Pages

Sunday, April 10, 2011

New at Devereaux: Galileo and Jim Thorpe

Galileo
J. L. Heilbron

From Goodreads:
Planned to coincide with the 400th anniversary of the publication of the Starry Messenger, this is a major new biography of Galileo, a fresh and much more rounded view of the great scientist than found in earlier works. Unlike previous biographers, Heilbron shows us that Galileo was far more than a mathematician: he was deeply knowledgeable in the arts, an expert on the epic poet Ariosto, a fine lutenist. More important, Heilbron notes that years of reading the poets and experimenting with literary forms were not mere sidebars--they enabled Galileo to write clearly and plausibly about the most implausible things.
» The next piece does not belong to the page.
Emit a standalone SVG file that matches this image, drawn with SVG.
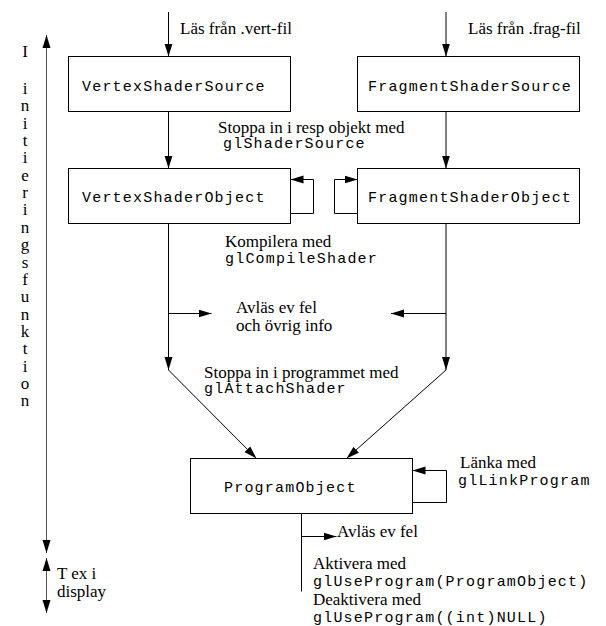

Indeed, Galileo changed the world not simply because he revolutionized astronomy, but because he conveyed his discoveries so clearly and crisply that they could not be avoided or denied.

Meet the author



Native American Son
The Life and Sporting Legend of Jim Thorpe
Kate Buford


From Booklist: Buford gives a full account of the legend and tragedy of Native American sportsman Jim Thorpe, considered one of the greatest athletes of the twentieth century—ESPN picked him seventh, ahead of Willie Mays, Bill Russell, and Gordie Howe. Bill Crawford’s All American: The Rise and Fall of Jim Thorpe (2004) might be more popularly written, but Buford’s account, at some 170 more pages, brims with detail, all of it relevant to the telling, from the disastrous divvying up of Native American land that young Jim witnessed in 1890s Oklahoma; to Thorpe’s stellar performances in football, baseball, and track and field; to the stripping of his 1912 Olympics medals because he was paid to play baseball for two summers; and, finally, to the makeshift life he cobbled together after his playing days ended. Buford imparts a sense of the incandescent skills Thorpe applied to his sports, and the discrimination and self-destruction that shadowed him throughout his life.